### Direction
Provide an exact copy of the lines from the beginning of the records through the line that includes "const trendY = [6.78, 2.24];", and of no others.

Saved entries
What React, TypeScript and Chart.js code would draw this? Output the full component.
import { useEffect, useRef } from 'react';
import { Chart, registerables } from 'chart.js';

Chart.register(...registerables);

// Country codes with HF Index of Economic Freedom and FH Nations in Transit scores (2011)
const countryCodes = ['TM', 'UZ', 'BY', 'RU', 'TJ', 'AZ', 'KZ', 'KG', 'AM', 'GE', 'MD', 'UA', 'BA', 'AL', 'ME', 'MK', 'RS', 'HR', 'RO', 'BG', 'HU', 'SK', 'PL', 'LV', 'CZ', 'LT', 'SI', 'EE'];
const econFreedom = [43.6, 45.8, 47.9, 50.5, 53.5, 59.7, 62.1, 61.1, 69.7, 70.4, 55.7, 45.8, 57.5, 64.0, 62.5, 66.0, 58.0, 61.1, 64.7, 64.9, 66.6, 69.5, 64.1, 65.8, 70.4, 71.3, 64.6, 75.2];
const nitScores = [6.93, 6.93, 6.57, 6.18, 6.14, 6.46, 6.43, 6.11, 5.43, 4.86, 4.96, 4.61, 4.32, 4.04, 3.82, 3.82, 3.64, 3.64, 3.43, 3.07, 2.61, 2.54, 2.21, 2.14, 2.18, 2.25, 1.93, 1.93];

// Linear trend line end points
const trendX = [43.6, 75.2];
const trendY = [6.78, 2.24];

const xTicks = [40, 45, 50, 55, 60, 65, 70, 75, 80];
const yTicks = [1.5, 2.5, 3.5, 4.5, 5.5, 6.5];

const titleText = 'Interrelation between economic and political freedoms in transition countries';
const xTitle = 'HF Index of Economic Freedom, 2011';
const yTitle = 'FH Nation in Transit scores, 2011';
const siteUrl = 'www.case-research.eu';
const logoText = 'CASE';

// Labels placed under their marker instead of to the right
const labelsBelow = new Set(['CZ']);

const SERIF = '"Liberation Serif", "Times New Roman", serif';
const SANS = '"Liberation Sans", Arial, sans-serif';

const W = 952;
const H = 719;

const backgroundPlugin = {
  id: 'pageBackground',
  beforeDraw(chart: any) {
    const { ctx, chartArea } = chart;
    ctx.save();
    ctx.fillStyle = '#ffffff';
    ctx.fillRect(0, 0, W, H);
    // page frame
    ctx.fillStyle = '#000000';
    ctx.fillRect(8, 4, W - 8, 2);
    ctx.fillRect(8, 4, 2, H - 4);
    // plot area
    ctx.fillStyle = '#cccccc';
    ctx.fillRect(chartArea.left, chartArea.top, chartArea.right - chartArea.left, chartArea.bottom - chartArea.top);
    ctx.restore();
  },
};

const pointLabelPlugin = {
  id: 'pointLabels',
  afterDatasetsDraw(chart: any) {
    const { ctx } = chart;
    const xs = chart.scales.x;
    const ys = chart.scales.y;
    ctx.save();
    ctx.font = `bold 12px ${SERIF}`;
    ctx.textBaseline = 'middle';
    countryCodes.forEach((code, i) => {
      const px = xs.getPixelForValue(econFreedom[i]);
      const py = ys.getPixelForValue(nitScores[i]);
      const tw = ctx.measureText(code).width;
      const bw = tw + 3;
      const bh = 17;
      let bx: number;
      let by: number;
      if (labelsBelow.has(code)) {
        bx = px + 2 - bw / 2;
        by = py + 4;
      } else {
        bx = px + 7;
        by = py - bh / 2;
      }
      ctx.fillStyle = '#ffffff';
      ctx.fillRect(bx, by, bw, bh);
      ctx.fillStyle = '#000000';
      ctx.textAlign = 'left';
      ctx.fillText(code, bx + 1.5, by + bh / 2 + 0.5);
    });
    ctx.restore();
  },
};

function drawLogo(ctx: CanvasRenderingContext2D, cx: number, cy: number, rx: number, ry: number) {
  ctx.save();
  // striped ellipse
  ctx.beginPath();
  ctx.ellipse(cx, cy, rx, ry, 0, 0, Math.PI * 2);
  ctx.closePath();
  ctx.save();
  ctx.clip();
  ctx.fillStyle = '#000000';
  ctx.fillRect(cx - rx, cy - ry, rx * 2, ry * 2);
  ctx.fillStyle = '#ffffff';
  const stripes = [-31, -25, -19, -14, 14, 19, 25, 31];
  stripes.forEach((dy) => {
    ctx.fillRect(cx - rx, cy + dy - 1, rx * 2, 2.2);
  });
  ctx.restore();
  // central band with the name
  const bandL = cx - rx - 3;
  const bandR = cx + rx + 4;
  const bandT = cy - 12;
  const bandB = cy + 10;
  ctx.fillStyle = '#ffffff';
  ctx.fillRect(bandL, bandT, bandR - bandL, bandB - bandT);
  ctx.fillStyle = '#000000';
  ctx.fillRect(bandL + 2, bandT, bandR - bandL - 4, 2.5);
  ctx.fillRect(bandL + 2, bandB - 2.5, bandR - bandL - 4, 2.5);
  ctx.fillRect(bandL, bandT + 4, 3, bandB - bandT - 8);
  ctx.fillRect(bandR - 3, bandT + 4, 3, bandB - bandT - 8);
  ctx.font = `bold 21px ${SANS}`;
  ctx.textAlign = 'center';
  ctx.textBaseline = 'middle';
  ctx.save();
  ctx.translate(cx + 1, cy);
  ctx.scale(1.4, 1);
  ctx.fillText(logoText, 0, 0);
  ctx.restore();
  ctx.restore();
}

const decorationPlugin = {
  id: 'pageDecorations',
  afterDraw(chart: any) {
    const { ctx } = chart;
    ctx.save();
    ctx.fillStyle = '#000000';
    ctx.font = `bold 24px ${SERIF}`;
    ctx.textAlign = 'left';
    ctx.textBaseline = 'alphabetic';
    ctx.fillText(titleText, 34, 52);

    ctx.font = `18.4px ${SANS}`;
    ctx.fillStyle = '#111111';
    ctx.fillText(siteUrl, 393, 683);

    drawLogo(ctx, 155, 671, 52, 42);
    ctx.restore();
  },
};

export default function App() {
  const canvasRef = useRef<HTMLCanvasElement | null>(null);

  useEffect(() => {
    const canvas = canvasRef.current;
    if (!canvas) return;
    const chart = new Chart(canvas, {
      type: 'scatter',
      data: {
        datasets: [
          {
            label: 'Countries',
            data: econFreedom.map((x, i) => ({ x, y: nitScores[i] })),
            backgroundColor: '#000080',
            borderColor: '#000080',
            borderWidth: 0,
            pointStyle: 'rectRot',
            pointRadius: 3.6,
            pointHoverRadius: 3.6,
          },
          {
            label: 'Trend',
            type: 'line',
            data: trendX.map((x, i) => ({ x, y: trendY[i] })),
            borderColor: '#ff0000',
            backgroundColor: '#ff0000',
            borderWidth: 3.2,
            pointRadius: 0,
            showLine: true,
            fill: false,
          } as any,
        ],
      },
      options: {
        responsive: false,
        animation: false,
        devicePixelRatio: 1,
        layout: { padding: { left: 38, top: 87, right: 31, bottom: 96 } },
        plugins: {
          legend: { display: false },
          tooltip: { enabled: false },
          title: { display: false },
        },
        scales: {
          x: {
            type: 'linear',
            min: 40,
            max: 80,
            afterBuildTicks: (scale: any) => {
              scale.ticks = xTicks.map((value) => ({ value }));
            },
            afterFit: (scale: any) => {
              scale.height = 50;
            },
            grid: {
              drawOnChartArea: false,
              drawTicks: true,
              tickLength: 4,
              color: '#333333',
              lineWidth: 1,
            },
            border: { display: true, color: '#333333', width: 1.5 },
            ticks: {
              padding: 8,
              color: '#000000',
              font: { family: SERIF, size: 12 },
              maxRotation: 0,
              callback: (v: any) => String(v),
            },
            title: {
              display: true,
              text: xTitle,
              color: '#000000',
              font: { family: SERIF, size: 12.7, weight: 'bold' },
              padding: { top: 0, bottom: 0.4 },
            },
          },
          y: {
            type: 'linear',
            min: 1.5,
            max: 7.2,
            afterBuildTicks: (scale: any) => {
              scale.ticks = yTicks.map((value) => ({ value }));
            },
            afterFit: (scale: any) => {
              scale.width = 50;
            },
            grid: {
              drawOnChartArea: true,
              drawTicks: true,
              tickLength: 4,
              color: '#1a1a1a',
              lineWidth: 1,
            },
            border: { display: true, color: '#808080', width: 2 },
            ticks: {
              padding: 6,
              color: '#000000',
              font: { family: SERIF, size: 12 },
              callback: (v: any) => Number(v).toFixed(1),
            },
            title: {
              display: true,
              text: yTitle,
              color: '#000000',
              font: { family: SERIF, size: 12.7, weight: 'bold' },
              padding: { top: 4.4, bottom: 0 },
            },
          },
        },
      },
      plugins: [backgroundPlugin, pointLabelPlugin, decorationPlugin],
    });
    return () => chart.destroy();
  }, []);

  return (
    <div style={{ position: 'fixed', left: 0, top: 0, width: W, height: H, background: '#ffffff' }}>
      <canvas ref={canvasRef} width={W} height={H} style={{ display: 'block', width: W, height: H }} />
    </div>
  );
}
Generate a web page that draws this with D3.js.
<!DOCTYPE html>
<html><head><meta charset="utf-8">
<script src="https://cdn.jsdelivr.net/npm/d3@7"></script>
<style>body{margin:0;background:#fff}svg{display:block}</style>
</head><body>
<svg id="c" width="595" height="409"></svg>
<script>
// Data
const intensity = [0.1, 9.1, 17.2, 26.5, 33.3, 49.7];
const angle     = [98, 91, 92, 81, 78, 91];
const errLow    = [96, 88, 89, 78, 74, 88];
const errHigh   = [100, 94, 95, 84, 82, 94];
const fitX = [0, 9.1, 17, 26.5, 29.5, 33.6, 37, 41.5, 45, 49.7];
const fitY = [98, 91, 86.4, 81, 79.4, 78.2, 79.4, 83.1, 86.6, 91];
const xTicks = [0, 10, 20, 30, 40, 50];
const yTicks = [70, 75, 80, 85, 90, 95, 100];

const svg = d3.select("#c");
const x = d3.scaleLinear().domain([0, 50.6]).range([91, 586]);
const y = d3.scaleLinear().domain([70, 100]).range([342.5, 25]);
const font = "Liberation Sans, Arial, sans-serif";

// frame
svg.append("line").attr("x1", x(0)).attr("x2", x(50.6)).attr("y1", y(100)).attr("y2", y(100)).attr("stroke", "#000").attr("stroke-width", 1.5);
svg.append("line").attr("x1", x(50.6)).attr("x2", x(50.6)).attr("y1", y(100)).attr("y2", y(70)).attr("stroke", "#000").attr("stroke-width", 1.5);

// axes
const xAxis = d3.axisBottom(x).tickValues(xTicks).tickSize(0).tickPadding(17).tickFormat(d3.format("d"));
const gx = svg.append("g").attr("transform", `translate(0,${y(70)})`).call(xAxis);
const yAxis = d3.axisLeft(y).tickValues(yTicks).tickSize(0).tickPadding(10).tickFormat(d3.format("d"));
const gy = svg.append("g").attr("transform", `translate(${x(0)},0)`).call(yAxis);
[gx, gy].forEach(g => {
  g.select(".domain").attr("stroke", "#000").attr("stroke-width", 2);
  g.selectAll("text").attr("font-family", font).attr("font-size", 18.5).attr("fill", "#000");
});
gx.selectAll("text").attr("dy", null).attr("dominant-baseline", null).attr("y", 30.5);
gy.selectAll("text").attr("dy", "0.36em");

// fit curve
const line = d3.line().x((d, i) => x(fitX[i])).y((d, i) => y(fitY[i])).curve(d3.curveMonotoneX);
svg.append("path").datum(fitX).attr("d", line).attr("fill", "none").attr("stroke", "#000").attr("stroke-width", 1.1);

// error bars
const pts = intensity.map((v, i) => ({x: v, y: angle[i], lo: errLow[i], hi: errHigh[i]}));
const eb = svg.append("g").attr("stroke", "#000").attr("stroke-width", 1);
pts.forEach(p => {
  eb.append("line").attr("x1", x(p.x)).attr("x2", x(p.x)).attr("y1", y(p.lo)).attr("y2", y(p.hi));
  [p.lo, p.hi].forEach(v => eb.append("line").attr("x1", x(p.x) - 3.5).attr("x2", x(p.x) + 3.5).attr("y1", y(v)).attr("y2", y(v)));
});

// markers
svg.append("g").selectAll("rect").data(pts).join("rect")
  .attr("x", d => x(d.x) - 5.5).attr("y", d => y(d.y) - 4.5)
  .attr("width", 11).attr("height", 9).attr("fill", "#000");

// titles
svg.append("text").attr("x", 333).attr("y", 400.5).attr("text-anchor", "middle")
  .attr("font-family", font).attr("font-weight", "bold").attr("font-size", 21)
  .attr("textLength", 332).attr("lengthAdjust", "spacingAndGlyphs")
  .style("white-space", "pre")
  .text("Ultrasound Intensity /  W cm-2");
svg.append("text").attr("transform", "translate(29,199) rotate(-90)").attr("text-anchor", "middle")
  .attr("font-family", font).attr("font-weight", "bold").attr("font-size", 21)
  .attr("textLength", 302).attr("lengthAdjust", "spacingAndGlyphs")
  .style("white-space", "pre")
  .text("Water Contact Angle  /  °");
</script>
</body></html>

### Written reply
What React, TypeScript and Chart.js code would draw this? Output the full component.
import { useEffect, useRef } from 'react';
import { Chart, registerables } from 'chart.js';

Chart.register(...registerables);

// Country codes with HF Index of Economic Freedom and FH Nations in Transit scores (2011)
const countryCodes = ['TM', 'UZ', 'BY', 'RU', 'TJ', 'AZ', 'KZ', 'KG', 'AM', 'GE', 'MD', 'UA', 'BA', 'AL', 'ME', 'MK', 'RS', 'HR', 'RO', 'BG', 'HU', 'SK', 'PL', 'LV', 'CZ', 'LT', 'SI', 'EE'];
const econFreedom = [43.6, 45.8, 47.9, 50.5, 53.5, 59.7, 62.1, 61.1, 69.7, 70.4, 55.7, 45.8, 57.5, 64.0, 62.5, 66.0, 58.0, 61.1, 64.7, 64.9, 66.6, 69.5, 64.1, 65.8, 70.4, 71.3, 64.6, 75.2];
const nitScores = [6.93, 6.93, 6.57, 6.18, 6.14, 6.46, 6.43, 6.11, 5.43, 4.86, 4.96, 4.61, 4.32, 4.04, 3.82, 3.82, 3.64, 3.64, 3.43, 3.07, 2.61, 2.54, 2.21, 2.14, 2.18, 2.25, 1.93, 1.93];

// Linear trend line end points
const trendX = [43.6, 75.2];
const trendY = [6.78, 2.24];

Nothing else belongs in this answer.